§ TASK OBJECTIVE
Omit the pictures and output exactly the lines from the start of the entries through the line containing "plt.rcParams['mathtext.default'] = 'regular'".

§ RECORDS PROVIDED
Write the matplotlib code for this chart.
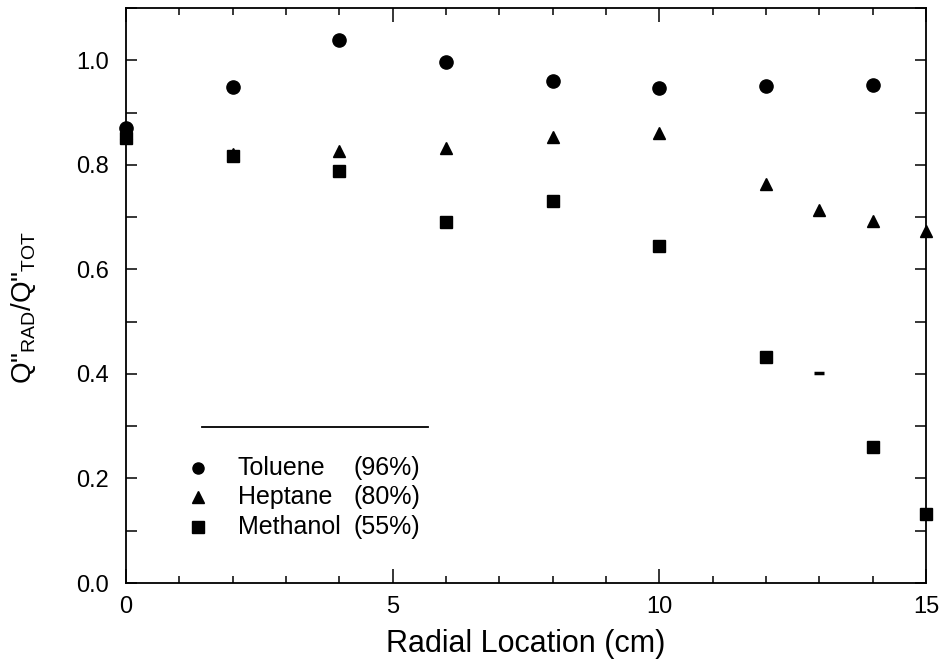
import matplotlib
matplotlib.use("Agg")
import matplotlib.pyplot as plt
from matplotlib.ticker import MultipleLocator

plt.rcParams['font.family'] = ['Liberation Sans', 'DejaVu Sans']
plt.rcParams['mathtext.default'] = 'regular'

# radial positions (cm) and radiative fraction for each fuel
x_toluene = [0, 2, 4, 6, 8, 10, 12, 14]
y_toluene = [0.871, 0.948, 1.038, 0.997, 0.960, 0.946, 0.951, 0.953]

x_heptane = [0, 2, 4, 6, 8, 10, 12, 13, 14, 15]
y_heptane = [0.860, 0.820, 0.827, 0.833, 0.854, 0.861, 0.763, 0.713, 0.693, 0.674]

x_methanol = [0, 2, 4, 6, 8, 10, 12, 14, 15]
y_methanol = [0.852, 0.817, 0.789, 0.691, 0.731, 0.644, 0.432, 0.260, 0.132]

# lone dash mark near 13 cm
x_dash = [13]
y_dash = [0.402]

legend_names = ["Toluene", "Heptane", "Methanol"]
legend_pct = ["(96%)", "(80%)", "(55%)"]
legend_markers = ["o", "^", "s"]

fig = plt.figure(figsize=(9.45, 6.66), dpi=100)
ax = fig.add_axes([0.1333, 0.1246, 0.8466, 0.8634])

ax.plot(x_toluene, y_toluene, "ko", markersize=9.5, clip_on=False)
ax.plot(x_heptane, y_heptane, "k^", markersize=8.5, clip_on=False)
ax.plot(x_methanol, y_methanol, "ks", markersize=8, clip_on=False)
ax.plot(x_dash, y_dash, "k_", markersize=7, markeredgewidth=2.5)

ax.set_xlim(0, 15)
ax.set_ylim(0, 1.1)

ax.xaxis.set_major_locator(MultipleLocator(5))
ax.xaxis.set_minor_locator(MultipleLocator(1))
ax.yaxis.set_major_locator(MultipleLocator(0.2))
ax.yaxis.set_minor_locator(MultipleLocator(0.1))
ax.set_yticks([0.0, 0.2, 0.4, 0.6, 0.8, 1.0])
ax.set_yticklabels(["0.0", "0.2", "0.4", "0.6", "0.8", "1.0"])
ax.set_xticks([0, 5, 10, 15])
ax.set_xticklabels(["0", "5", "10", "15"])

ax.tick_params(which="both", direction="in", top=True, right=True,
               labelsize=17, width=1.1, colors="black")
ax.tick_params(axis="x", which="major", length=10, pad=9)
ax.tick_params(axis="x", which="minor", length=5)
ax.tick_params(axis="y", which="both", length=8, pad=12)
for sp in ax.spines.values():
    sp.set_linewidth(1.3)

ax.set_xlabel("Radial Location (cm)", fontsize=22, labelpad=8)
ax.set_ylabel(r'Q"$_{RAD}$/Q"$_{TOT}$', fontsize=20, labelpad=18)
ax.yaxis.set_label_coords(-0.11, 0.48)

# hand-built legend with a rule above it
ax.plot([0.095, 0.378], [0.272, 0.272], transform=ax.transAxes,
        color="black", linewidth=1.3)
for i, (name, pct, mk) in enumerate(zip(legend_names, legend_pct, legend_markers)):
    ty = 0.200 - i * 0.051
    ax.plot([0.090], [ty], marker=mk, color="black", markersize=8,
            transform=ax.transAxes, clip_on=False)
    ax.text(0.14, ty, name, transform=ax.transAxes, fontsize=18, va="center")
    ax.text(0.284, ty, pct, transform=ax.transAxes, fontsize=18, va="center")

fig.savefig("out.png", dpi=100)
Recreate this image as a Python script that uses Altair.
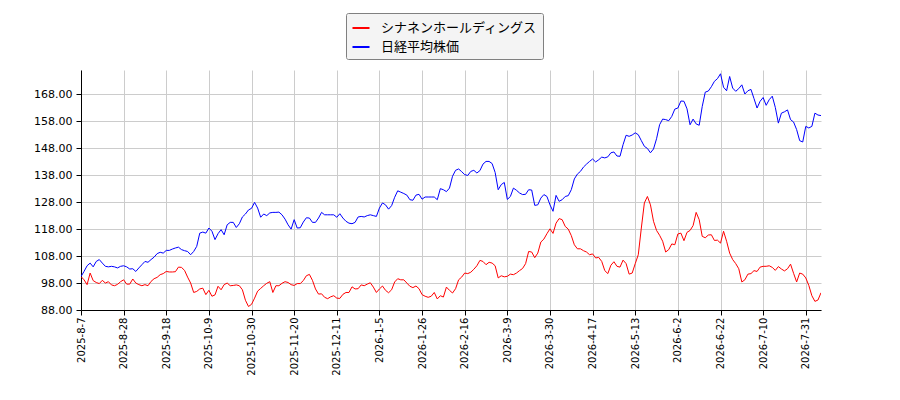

§ EXERCISE SOLUTION
Write the matplotlib code for this chart.
import matplotlib
matplotlib.use("Agg")
import matplotlib.pyplot as plt
from matplotlib.ticker import MultipleLocator

plt.rcParams['font.family'] = ['Liberation Sans', 'DejaVu Sans']
plt.rcParams['mathtext.default'] = 'regular'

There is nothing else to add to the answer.